This blog represents most of the newspaper columns (appearing in various Colorado Community Newspapers and Yourhub.com) written by me, James LaRue, during the time in which I was the director of the Douglas County Libraries in Douglas County, Colorado. (Some columns are missing, due to my own filing errors.) This blog covers the time period from April 11, 1990 to January 12, 2012.

Unless I say so, the views expressed here are mine and mine alone. They may be quoted elsewhere, so long as you give attribution. The dates are (at least according my records) the dates of publication in one of the above print newspapers.
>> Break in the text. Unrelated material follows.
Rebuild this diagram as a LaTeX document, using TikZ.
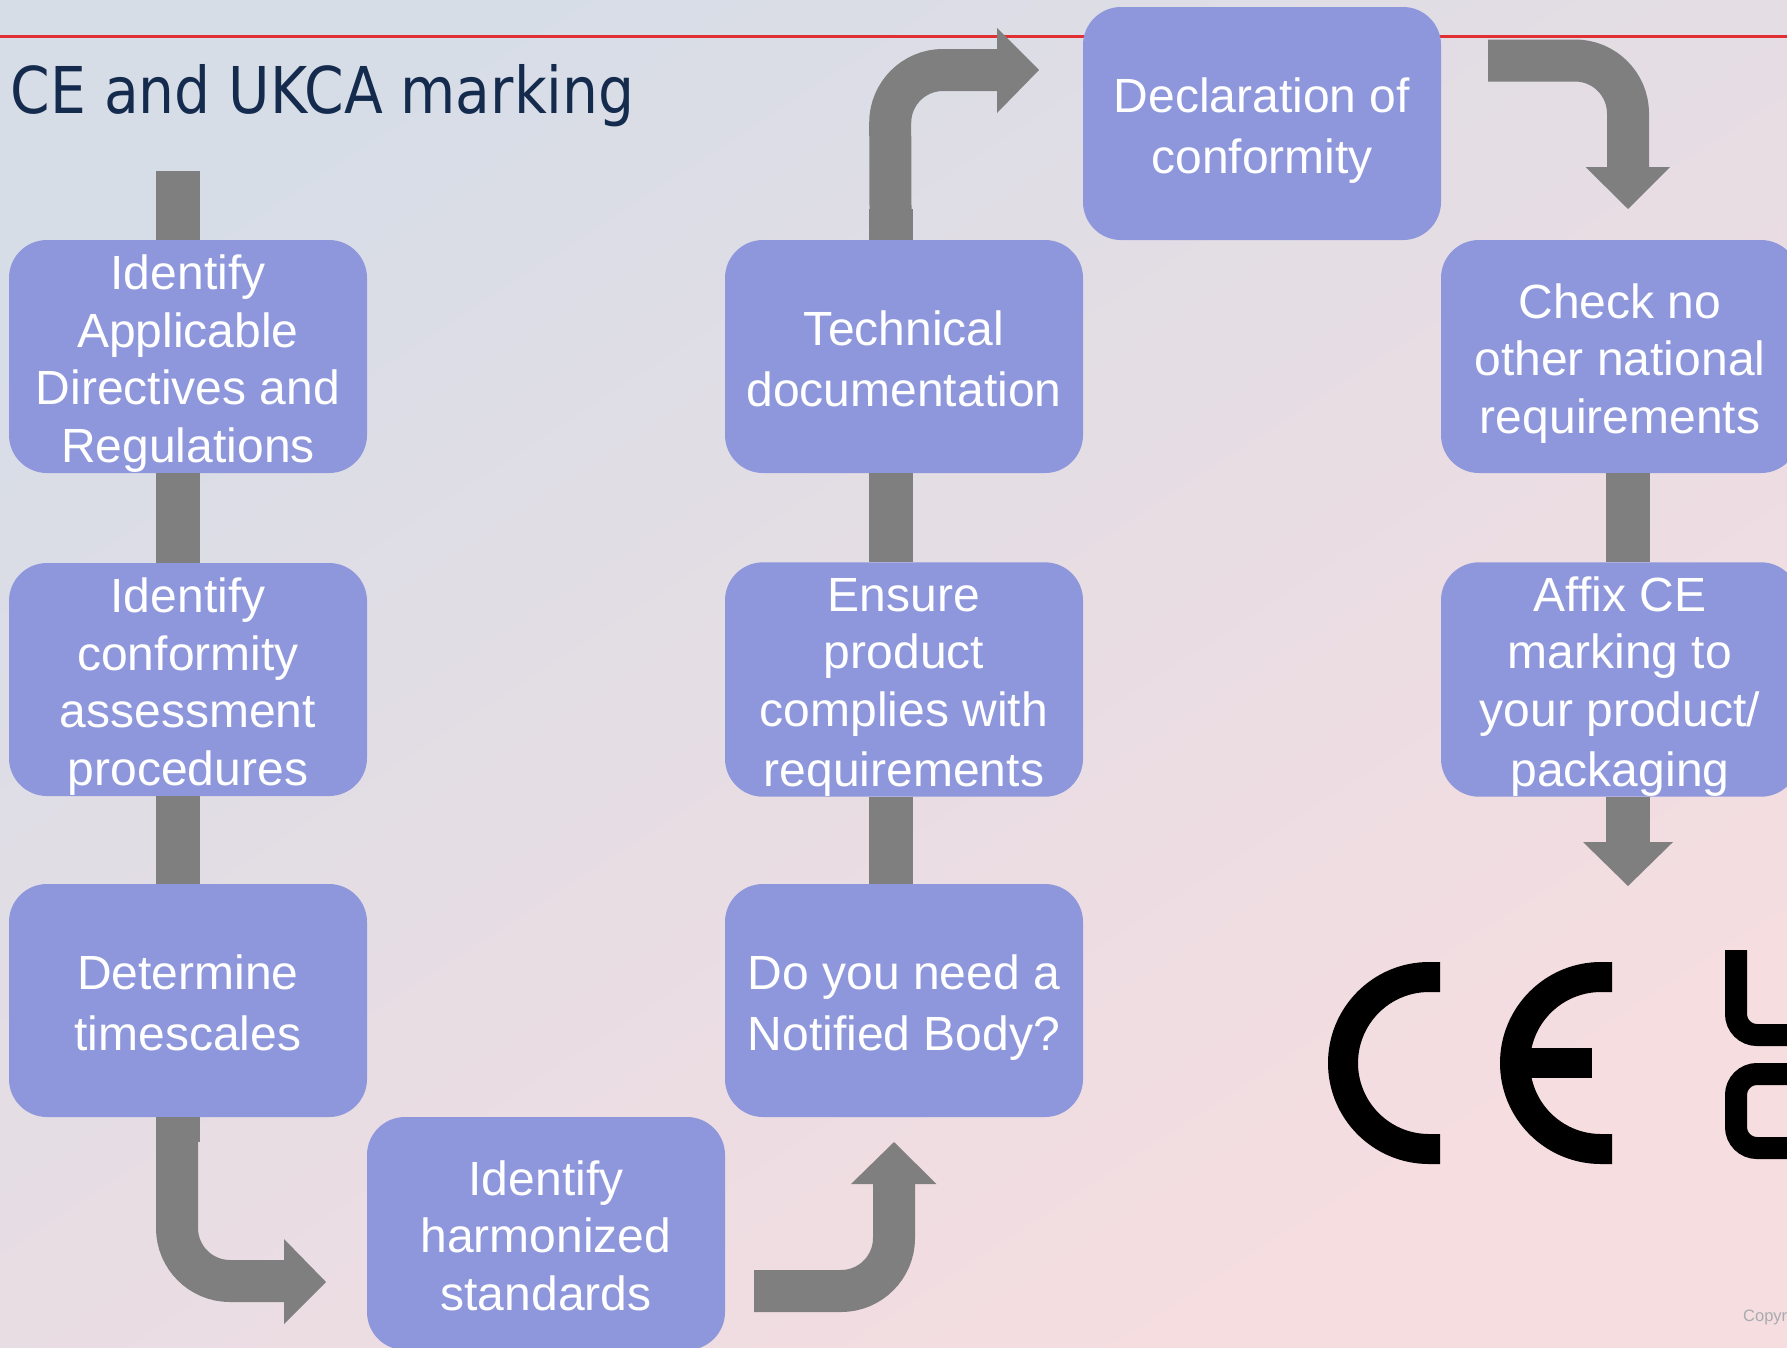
\documentclass[tikz,border=0pt]{standalone}
\usepackage{fontspec}
\setmainfont{Liberation Sans}
\newfontfamily\titlefont[FakeStretch=0.879]{DejaVu Sans}
\definecolor{bgA}{RGB}{215,221,231}
\definecolor{bgB}{RGB}{246,221,224}
\definecolor{boxfill}{RGB}{142,151,219}
\definecolor{arrowgray}{RGB}{127,127,127}
\definecolor{redline}{RGB}{224,48,52}
\definecolor{titleblue}{RGB}{20,43,77}
\definecolor{copygray}{RGB}{168,171,176}
\newcommand{\ls}{\lineskiplimit=-100pt\relax\rule[-10.2pt]{0pt}{59.2pt}}
\tikzset{
  stepbox/.style={fill=boxfill,draw=none,rounded corners=38pt,inner sep=0pt,
    minimum width=358pt,minimum height=233pt,text width=358pt,align=flush center,
    text=white,font=\fontsize{48}{57.6}\selectfont},
  vbar/.style={draw=arrowgray,line width=44pt},
  shaft/.style={draw=arrowgray,line width=42pt,rounded corners=53pt},
  headfill/.style={fill=arrowgray,draw=none},
  markline/.style={draw=black,line width=30pt},
  ukline/.style={draw=black,line width=22pt,rounded corners=21pt}
}
\begin{document}
\begin{tikzpicture}[x=1pt,y=-1pt]
\useasboundingbox (0,0) rectangle (1787,1347);
\clip (0,0) rectangle (1787,1347);
\shade[top color=bgA,bottom color=bgB,shading angle=33] (0,0) rectangle (1787,1347);
\draw[redline,line width=3pt] (0,36.3) -- (1787,36.3);
\node[anchor=base west,text=titleblue,inner sep=0pt,font=\titlefont\fontsize{64.5}{70}\selectfont] (title) at (10.5,113) {CE and UKCA marking};

% boxes
\node[stepbox] (a1) at (188,356.5) {\ls Identify\\Applicable\\Directives and\\Regulations\ls};
\node[stepbox] (a2) at (188,679.5) {\ls Identify\\conformity\\assessment\\procedures\ls};
\node[stepbox] (a3) at (188,1000.5) {\ls Determine\\timescales\ls};
\node[stepbox] (h) at (546,1233.5) {\ls Identify\\harmonized\\standards\ls};
\node[stepbox] (c3) at (904,1000.5) {\ls Do you need a\\Notified Body?\ls};
\node[stepbox] (c2) at (904,679.5) {\ls Ensure\\product\\complies with\\requirements\ls};
\node[stepbox] (c1) at (904,356.5) {\ls Technical\\documentation\ls};
\node[stepbox] (d) at (1262,123.5) {\ls Declaration of\\conformity\ls};
\node[stepbox] (e1) at (1620,356.5) {\ls Check no\\other national\\requirements\ls};
\node[stepbox] (e2) at (1620,679.5) {\ls Affix CE\\marking to\\your product/\\packaging\ls};

% free ends
\coordinate (startbar) at (178,171);
\coordinate (bendA) at (177,1142);
\coordinate (bendAend) at (284,1281);
\coordinate (tailB) at (754,1291);
\coordinate (bendBend) at (894,1184);
\coordinate (stubC) at (890.5,209);
\coordinate (bendCend) at (997,70);
\coordinate (tailD) at (1488,60.5);
\coordinate (bendDend) at (1628,167);
\coordinate (endE) at (1628,842);

% straight connectors
\draw[vbar] (startbar) -- ([xshift=-10pt]a1.north);
\draw[vbar] ([xshift=-10pt]a1.south) -- ([xshift=-10pt]a2.north);
\draw[vbar] ([xshift=-10pt]a2.south) -- ([xshift=-10pt]a3.north);
\draw[vbar] ([xshift=-10pt]a3.south) -- (startbar |- bendA);
\draw[vbar] ([xshift=-13.5pt]c3.north) -- ([xshift=-13.5pt]c2.south);
\draw[vbar] ([xshift=-13.5pt]c2.north) -- ([xshift=-13.5pt]c1.south);
\draw[vbar] ([xshift=-13.5pt]c1.north) -- (stubC);
\draw[vbar] ([xshift=8pt]e1.south) -- ([xshift=8pt]e2.north);
\draw[vbar] ([xshift=8pt]e2.south) -- (endE);

% bent connectors
\draw[shaft] (bendA) -- (177,1281) -- (bendAend);
\fill[headfill] (284,1239) -- (326,1282) -- (284,1324) -- cycle;
\draw[shaft] (tailB) -- (894,1291) -- (bendBend);
\fill[headfill] (851,1184) -- (894,1142) -- (936.5,1184) -- cycle;
\draw[shaft] (stubC) -- (890,70) -- (bendCend);
\fill[headfill] (997,28) -- (1039,70) -- (997,113) -- cycle;
\draw[shaft] (tailD) -- (1628,60.5) -- (bendDend);
\fill[headfill] (1585.5,167) -- (1628,209) -- (1670,167) -- cycle;
\fill[headfill] (1583,842) -- (1628,886) -- (1673,842) -- cycle;

% CE mark
\draw[markline] (1440,977) -- (1429,977) arc[start angle=90,end angle=270,radius=86pt] -- (1440,1149);
\draw[markline] (1612,977) -- (1601,977) arc[start angle=90,end angle=270,radius=86pt] -- (1612,1149);
\fill[black] (1525,1048) rectangle (1592,1078);

% UK mark, cut off by the page edge
\draw[ukline] (1736,950) -- (1736,1035) -- (1810,1035);
\draw[ukline] (1810,1074) -- (1736,1074) -- (1736,1148) -- (1810,1148);

\node[anchor=base west,inner sep=0pt,text=copygray,font=\fontsize{16.5}{18}\selectfont] (copy) at (1743,1321) {Copyright};
\end{tikzpicture}
\end{document}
The blog archive (web view) is in chronological order. The display of entries, below, seems to be in reverse order, new to old.

All of the mistakes are of course my own responsibility.

Wednesday, January 9, 1991

January 9, 1991 - Books to Russia

In 1976, my wife, Suzanne, went on a trip to Russia with a college group. She spent three weeks in Leningrad, and three weeks in Moscow.

Leningrad was once -- before the Bolshevik Revolution -- called St. Petersburg, and its citizens still stress that the city is more European than Russian. Designed by Italians, Leningrad is bright, airy, and colorful, with streets as wide as the buildings are tall.

Moscow, on the other hand, is thoroughly Russian. Suzanne remembers it as a study in grays -- bleak, heavy, oppressive. Stalinist architecture.

She remembers something else too: the people who waited around outside her hotel, hoping to practice their English by striking up conversations with foreigners.

You don't see that many Americans hanging around outside international hotels to sharpen their Russian, or Italian, or French, or even Spanish.

The other thing that impressed Suzanne about the eager would-be Russian conversationalists was their astonishing knowledge of world literature. Again and again, my wife -- a widely read woman, trust me -- found her knowledge even of American authors to be woefully inferior to people who did not have legal access to the books they discussed so avidly.

There are no public libraries in the U.S.S.R. There are research libraries -- but their patrons can't just fetch what they want from the shelves. Someone gets the books for them. But first the patron have to say why they want the books. Then -- at least until recently -- they might have to answer more questions.

Up to now, literature that didn't reflect the Party line was contraband, illegal. You'd think that would discourage a lot of unnecessary reading.

Maybe the opposite is true. Maybe the best way to stimulate a taste for literature is to ban it. Maybe if the U.S. Congress passed a law against the works of Mark Twain, and Mickey Spillane, and J.D. Salinger, and Tom Robbins, and Hunter Thompson, then the People would clamor for them unceasingly.

After all, the same basic strategy worked fine for "Satanic Verses," by Salman Rushdie -- a bestselling book that hardly anyone would have read had it not resulted in the author's death sentence.

But back to U.S. - U.S.S.R. relations. In 1976, America and Russia enjoyed one of their too-brief periods of detente. Things are once again more open between the two countries.

And now there's an interesting opportunity for Douglas County readers to slake the Soviet thirst for books.

A group called "One Society International" is collecting used books that will be taken to a "cafe environment" in Moscow, where many eager hands will snatch them up.

The books can be dropped off with Judy Pruim, at 510 Wilcox Street in Castle Rock, or at any monthly AAUW (American Association of University Women) meeting, or at any branch of the Douglas Public Library District (but do tell us if you want them to go to Russia, so we won't use them elsewhere).

Donate anything -- but consider especially books dealing with management, enlightenment, education, parenting, business, psychology, self-help, women's issues, and children's literature.

Can't you just imagine a gaggle of Russian intelligentsia listening intently to someone declaiming Dr. Seuss's "Green Eggs and Ham"?

Wouldn't that be great?
Speaking as a librarian, I think it makes much better sense to trade books than bullets.